Scarification is a form of language not readily expressed, except through extensive and intricate greetings, and gives the ability to communicate fully, which is a key element for being considered as a normal member of the group.
One reason why scarification is used as confirmation of adulthood is how it shows the ability to endure pain. With young men, the endurance of the pain of scarring exhibits strength and discipline, especially in tribes where males have roles as hunters and warriors.
A young man who has already experienced the feeling of torn or cut flesh is considered less likely to fear the teeth of a wild animal or the tip of an enemy's spear.
In Ethiopia and Zambia, elaborate scarification is often done on women at puberty, used to denote a willingness to be a mother. The markings show that she can stand the pain of childbirth, as well as being an indication of her emotional maturity.

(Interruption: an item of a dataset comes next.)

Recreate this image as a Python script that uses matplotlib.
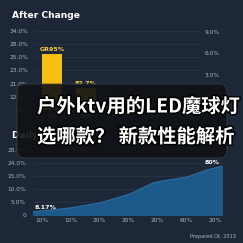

Some of these rites of passage have spiritual or religious roots, such young boys in the Chambri tribe of Papua New Guinea undergo scarification resembling crocodile scales to mark their transition into manhood, a ritual which stems from the belief that humans evolved from crocodiles.
In Ethiopia, Suri men scar their bodies to show that they have killed someone from an enemy tribe;
the Mursi practice scarification for largely aesthetic reasons in order to attract the opposite sex and enhance the tactile experience of sex.
The Ekoi of Nigeria believe that the scars serve, on their way to the afterlife, as money.